The website describes this as covering the story of Hull and its people. I set off to find it with great expectations.
It is in the lovely brick built old grammar school where William Wilberforce was educated. There is a small entrance hall with shop off selling books, Egyptian items and some children’s games.
The large room off on the left is set up as a Victorian schoolroom with double decks with wooden bench seats. I remember similar when I was at primary school. Lifting the lid, there was a slate, an exercise book with beautiful copper plate writing and a small text book entitled "How to write properly". There was also a tray of sand. I don’t remember these and wondered what it had been used for. At the front was the teachers desk with high chair giving good views over all the classroom. There was also an abacus and a small cast iron stove, the only source of heat on warm days.
The room is very hands on and very popular with the kids as there are dressing up clothes, hop scotch game on the floor, rocking horse and other toys to play with. There was a maid’s box complete with contents, wash tub and a carpet beater. The zeotrope was a source of great amusement.

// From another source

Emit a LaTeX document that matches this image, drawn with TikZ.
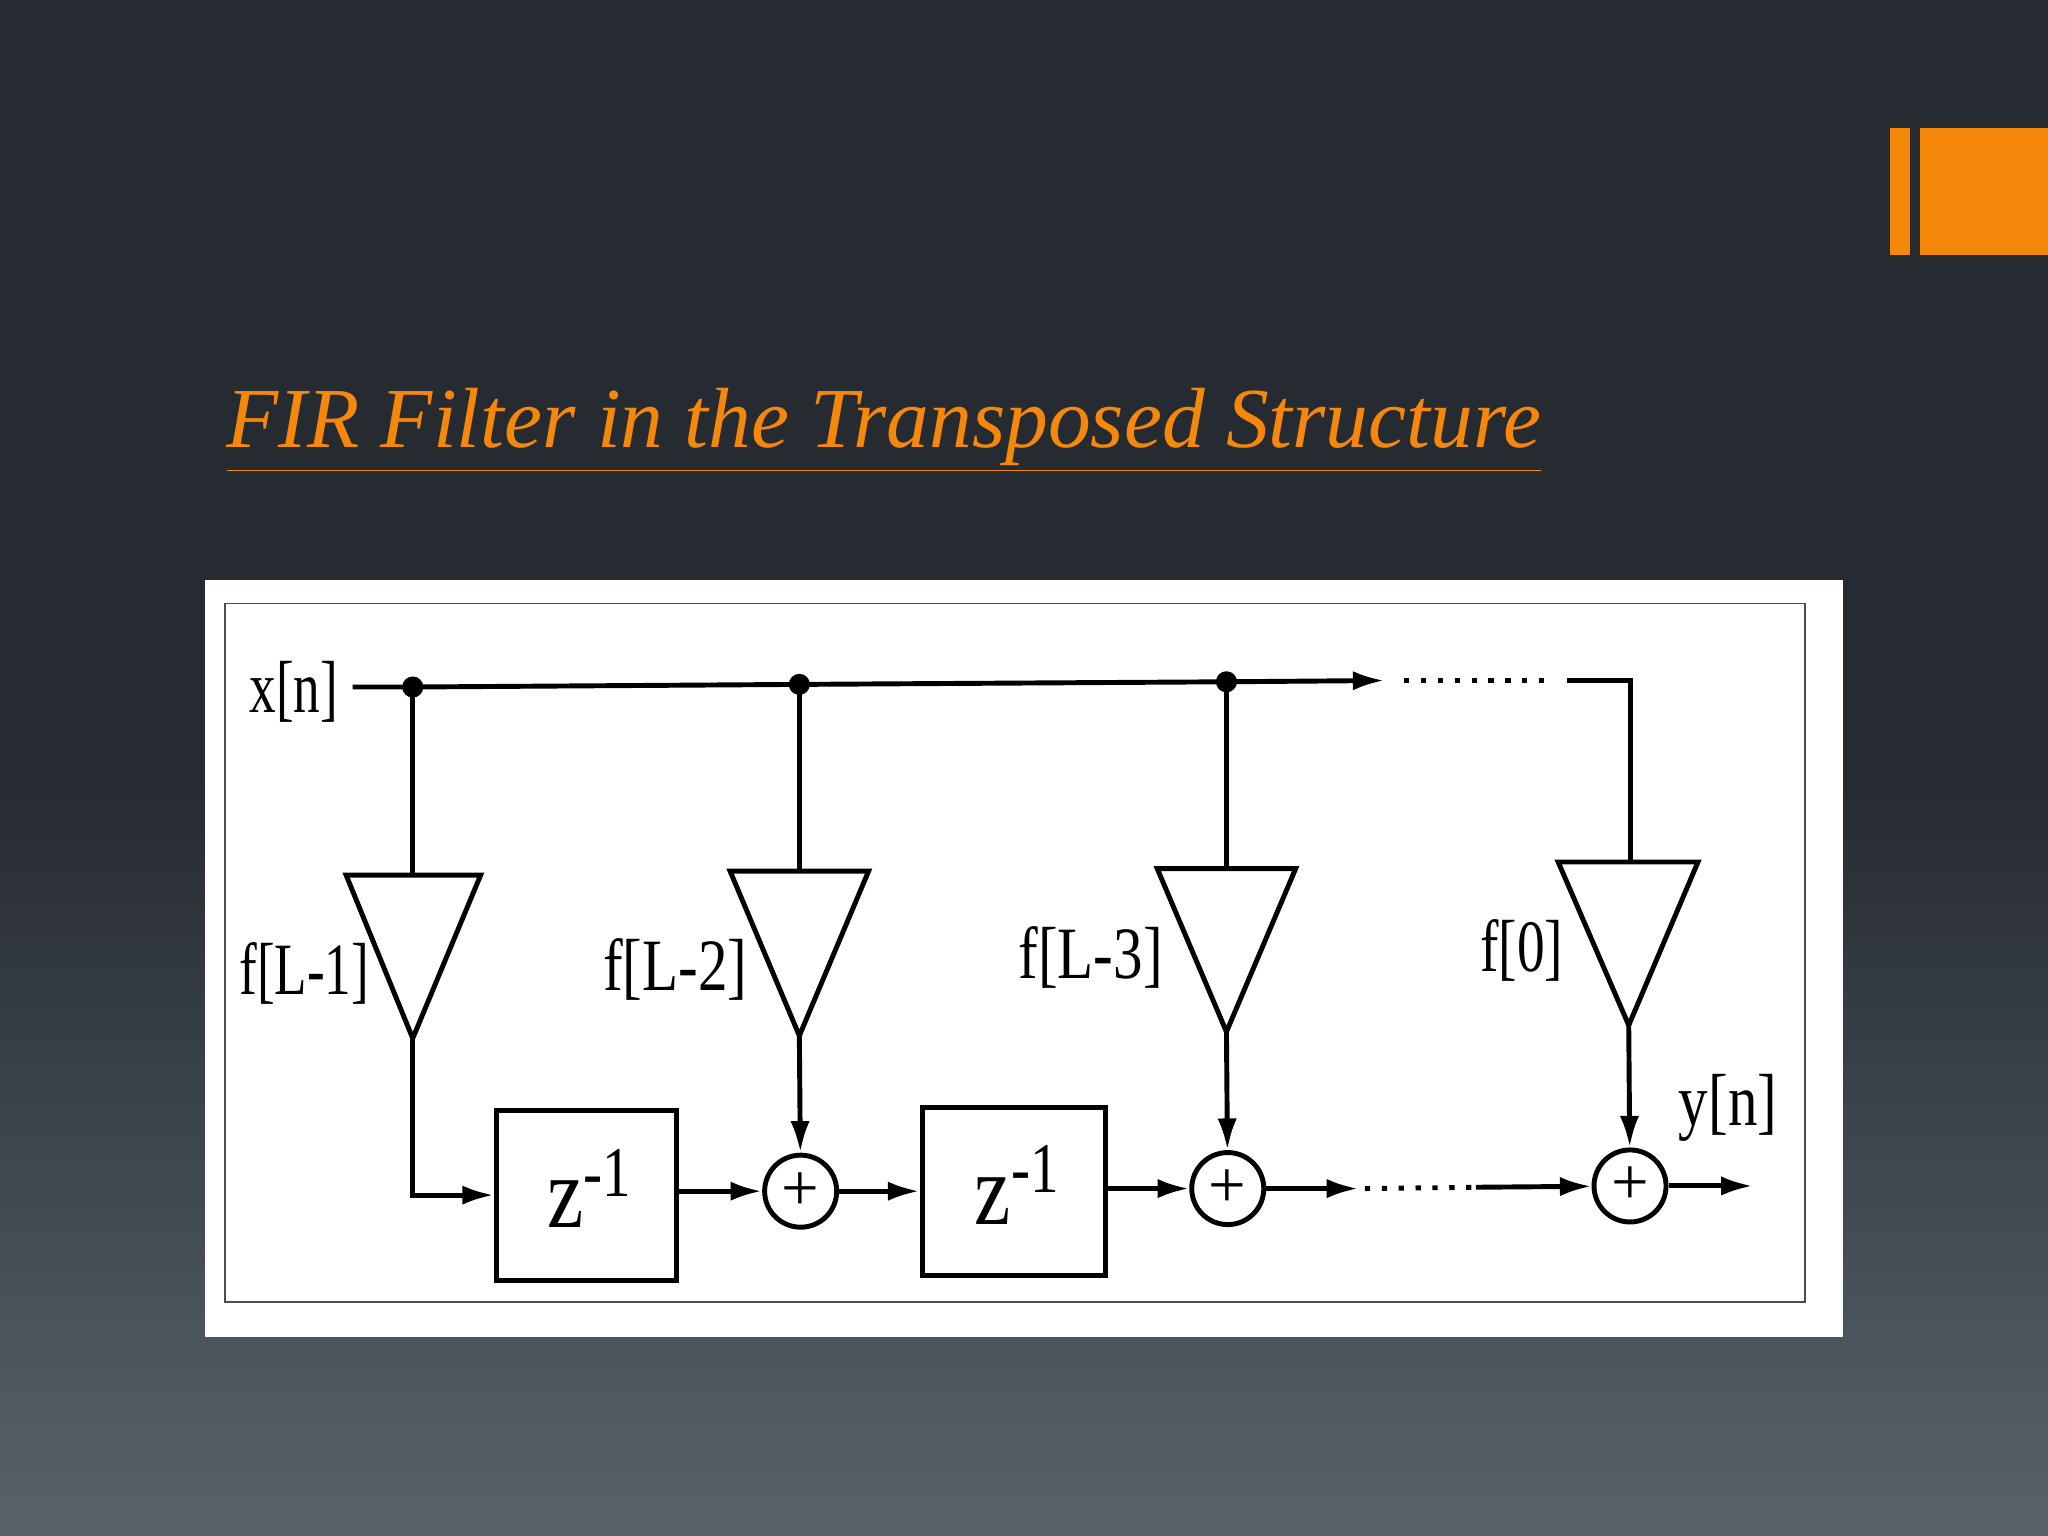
\documentclass[tikz,border=0pt]{standalone}
\usepackage{fontspec}
\setmainfont{Liberation Serif}
\usetikzlibrary{arrows.meta}
\definecolor{bgtop}{HTML}{262B31}
\definecolor{bgbot}{HTML}{59626B}
\definecolor{org}{HTML}{F5870A}
\tikzset{
 w/.style={line width=1.4pt,black},
 ar/.style={w,-{Latex[length=9pt,width=5.5pt]}},
 tri/.style={w,fill=white},
 lbl/.style={font=\fontsize{21}{21}\selectfont,inner sep=0pt},
 dotn/.style={circle,fill=black,inner sep=0pt,minimum size=6pt},
 addr/.style={circle,draw,line width=1.4pt,minimum size=20.5pt,inner sep=0pt,font=\fontsize{19}{19}\selectfont},
 zbox/.style={draw,line width=1.4pt,inner sep=0pt},
 dotl/.style={line width=1.4pt,dash pattern=on 1.5pt off 3.3pt}
}
\begin{document}
\begin{tikzpicture}[x=0.013061cm,y=-0.013061cm]
\useasboundingbox (0,0) rectangle (1568,1176);
\fill[bgtop] (0,0) rectangle (1568,600);
\shade[top color=bgtop,bottom color=bgbot] (0,599) rectangle (1568,1176);
\fill[org] (1447,98) rectangle (1462,195);
\fill[org] (1470,98) rectangle (1568,195);
\node[anchor=base west,text=org,inner sep=0pt] (title) at (173,343) {\resizebox{374pt}{!}{\fontsize{30}{30}\selectfont\itshape\underline{FIR Filter in the Transposed Structure}}};
\fill[white] (157,444) rectangle (1411,1024);
\draw[line width=0.5pt,black!70] (172,462) rectangle (1382,997);
% input
\node[lbl,xscale=0.72] (x) at (225,530) {x[n]};
\coordinate (xs) at (270,526);
\node[dotn] (d1) at (316,526) {};
\node[dotn] (d2) at (612,524) {};
\node[dotn] (d3) at (939,522) {};
\coordinate (xe) at (1060,521);
\draw[ar] (xs) -- (d1.center) -- (d2.center) -- (d3.center) -- (xe);
\coordinate (dt1) at (1075,521); \coordinate (dt2) at (1182,521);
\draw[dotl] (dt1) -- (dt2);
\coordinate (c4a) at (1200,521); \coordinate (c4b) at (1248,521);
% triangles
\draw[tri] (265,670) -- (368,670) -- (316,795) -- cycle;
\draw[tri] (559,667) -- (665,667) -- (612,793) -- cycle;
\draw[tri] (886,665) -- (992,665) -- (939,790) -- cycle;
\draw[tri] (1193,660) -- (1300,660) -- (1247,785) -- cycle;
\coordinate (t1) at (316,670); \coordinate (a1) at (316,795);
\coordinate (t2) at (612,667); \coordinate (a2) at (612,793);
\coordinate (t3) at (939,665); \coordinate (a3) at (939,790);
\coordinate (t4) at (1248,660); \coordinate (a4) at (1247,785);
\draw[w] (d1.center) -- (t1);
\draw[w] (d2.center) -- (t2);
\draw[w] (d3.center) -- (t3);
\draw[w] (c4a) -- (c4b) -- (t4);
\node[lbl,xscale=0.72] (f1) at (233,745) {f[L-1]};
\node[lbl,xscale=0.8] (f2) at (517,742) {f[L-2]};
\node[lbl,xscale=0.8] (f3) at (835,733) {f[L-3]};
\node[lbl,xscale=0.75] (f4) at (1165,728) {f[0]};
% boxes and adders
\node[zbox,minimum width=1.80cm,minimum height=1.70cm] (z1) at (449,915) {};
\node[zbox,minimum width=1.83cm,minimum height=1.68cm] (z2) at (776,912) {};
\node[font=\fontsize{29}{29}\selectfont,xscale=0.8] (zt1) at (452,910) {z\textsuperscript{-1}};
\node[font=\fontsize{29}{29}\selectfont,xscale=0.8] (zt2) at (779,907) {z\textsuperscript{-1}};
\node[addr] (p1) at (613,912) {+};
\node[addr] (p2) at (940,910) {+};
\node[addr] (p3) at (1248,908) {+};
\coordinate (b1) at (316,915);
\draw[ar] (a1) -- (b1) -- (z1.west |- b1);
\draw[ar] (z1.east |- p1) -- (p1);
\draw[ar] (p1) -- (z2.west |- p1);
\draw[ar] (z2.east |- p2) -- (p2);
\draw[ar] (a2) -- (p1);
\draw[ar] (a3) -- (p2);
\draw[ar] (a4) -- (p3);
\coordinate (e1) at (1040,910); \coordinate (e2) at (1045,910); \coordinate (e3) at (1130,909);
\draw[ar] (p2) -- (e1);
\draw[dotl] (e2) -- (e3);
\draw[ar] (e3) -- (p3);
\coordinate (yo) at (1342,908);
\draw[ar] (p3) -- (yo);
\node[lbl,xscale=0.8] (y) at (1323,848) {y[n]};
\end{tikzpicture}
\end{document}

Upstairs is the Egyptian gallery with a mummy and coffin lid of a priest of Min dating from between 500-300BC. The mummy is in poor condition as it was removed to a warehouse for safe storage during the war and was forgotten. There is a display of replica furniture from the tomb of King Tutankhamun including the ox bed as well as a copy of his gold face mask. In display cabinets are artefacts collected by WMF Petrie from excavations in Egypt partially funded by Hull Museums. These include a lovely small model boat about 4000 years old which would have carried the mummified body of a pharaoh with priests and mourners across the Nile. There are examples of shabti figures which were placed in a tomb to represent slaves needed in the afterlife. There are small statues of cats and Anubis as well as perfume bottles.
Beyond is the Story of Hull through the Ages, although this just seems to be 20thC history. There is some information about childhood and a display of childrens clothes, toys and games. Further on there was a collection of prams and pushchairs. There was some information about courtship and marriage. There was a display case on tailoring and making men’s suits. Display cases contained school books and dolls wearing different school uniforms. Beneath in drawers were examples of samplers from the 18th and 19thC. The earlier examples were much more detailed and carefully worked. There were reconstruction of a 1950s living rooms and early 20thC kitchen with zinc bath in front of the fire. .

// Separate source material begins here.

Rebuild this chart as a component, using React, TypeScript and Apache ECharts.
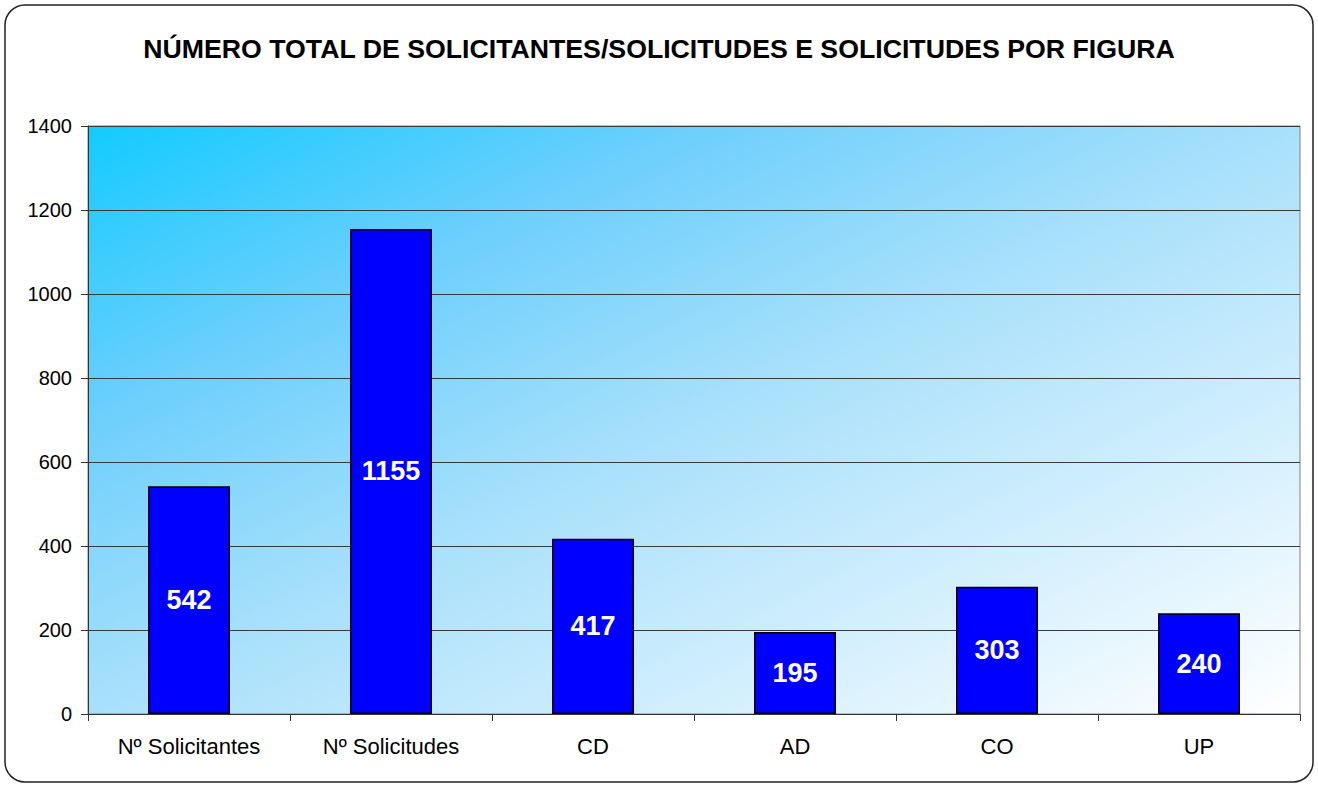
import React, { useEffect, useRef } from "react";
import * as echarts from "echarts";

const categories = ["Nº Solicitantes", "Nº Solicitudes", "CD", "AD", "CO", "UP"];
const values = [542, 1155, 417, 195, 303, 240];
const titleText = "NÚMERO TOTAL DE SOLICITANTES/SOLICITUDES E SOLICITUDES POR FIGURA";

export default function App() {
  const ref = useRef<HTMLDivElement>(null);
  useEffect(() => {
    document.body.style.margin = "0";
    const chart = echarts.init(ref.current!, null, { renderer: "svg" });
    chart.setOption({
      animation: false,
      title: {
        text: titleText,
        left: "center",
        top: 30,
        textStyle: { fontFamily: "Liberation Sans, Arial", fontWeight: "bold", fontSize: 26.7, color: "#000" },
      },
      graphic: [
        {
          type: "rect",
          shape: { x: 5, y: 5, width: 1308, height: 777, r: 20 },
          style: { fill: "none", stroke: "#222", lineWidth: 1.5 },
          z: 100,
        },
      ],
      grid: {
        left: 88,
        right: 18,
        top: 126,
        bottom: 72,
        show: true,
        borderColor: "#808080",
        borderWidth: 1,
        backgroundColor: {
          type: "linear",
          x: 0,
          y: 0,
          x2: 1,
          y2: 1,
          colorStops: [
            { offset: 0, color: "#12CBFF" },
            { offset: 0.25, color: "#6CCFFC" },
            { offset: 0.5, color: "#A8E0FB" },
            { offset: 1, color: "#FFFFFF" },
          ],
        },
      },
      xAxis: {
        type: "category",
        data: categories,
        axisLine: { lineStyle: { color: "#333", width: 1 } },
        axisTick: { show: true, length: 7, lineStyle: { color: "#333" } },
        axisLabel: { fontFamily: "Liberation Sans, Arial", fontSize: 22, color: "#000", margin: 21 },
      },
      yAxis: {
        type: "value",
        min: 0,
        max: 1400,
        interval: 200,
        axisLine: { show: true, lineStyle: { color: "#333", width: 1 } },
        axisTick: { show: true, length: 7, lineStyle: { color: "#333" } },
        axisLabel: {
          fontFamily: "Liberation Sans, Arial",
          fontSize: 20,
          color: "#000",
          margin: 16,
          formatter: (v: number) => String(v),
        },
        splitLine: { lineStyle: { color: "#3a3a3a", width: 1 } },
      },
      series: [
        {
          type: "bar",
          data: values,
          barWidth: 82,
          itemStyle: { color: "#0000FF", borderColor: "#000", borderWidth: 1.5 },
          label: {
            show: true,
            position: "inside",
            color: "#fff",
            fontFamily: "Liberation Sans, Arial",
            fontWeight: "bold",
            fontSize: 27,
          },
        },
      ],
    });
    return () => chart.dispose();
  }, []);
  return <div ref={ref} style={{ width: 1318, height: 786 }} />;
}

The ‘hands on’ doesn’t seem to extend up here. I was very disappointed and began to feel that this was a collection of bits and pieces from attics and garages which had been given to Hull Museums over the years and had been put here as there was space needing to be filled. The displays were disjointed and there didn’t seem to be any logic in the order in which they were presented. There was a lot of written material which often didn’t relate to the display panels next to it. There were few attempts to label exhibits or give information about them. There was a lovely old time clock surrounded by display panels on industry and earning a living. If you didn’t now what it was, there was nothing to explain it.
Even though the rooms were described as the Story of Hull, there was very little specifically about Hull. There was nothing about the history of Hull or the effect of the World Wars on Hull. The Hull and East Yorkshire Museum of Archaeology ends with the Normans. There is some information about the development of the docks in the Maritime Museum.
Wilberforce House does have a little information about the Civil War and Hull. But none of the museums gives a comprehensive picture of the way Hull has developed from the Normans to the town we see today.
The Egyptian Gallery seems to have been put here because it doesn’t fit into any of the other museums and they wanted somewhere to display the Mummy and the Petrie collection. The reconstructions from Tutankhamun’s tomb have no direct relevance to Hull and their main purpose seems to be to fill up the space.
There is an amateurish feel about the whole museum compared with other museums in Hull. It is free but to be honest there is little that you won’t have seen better done elsewhere.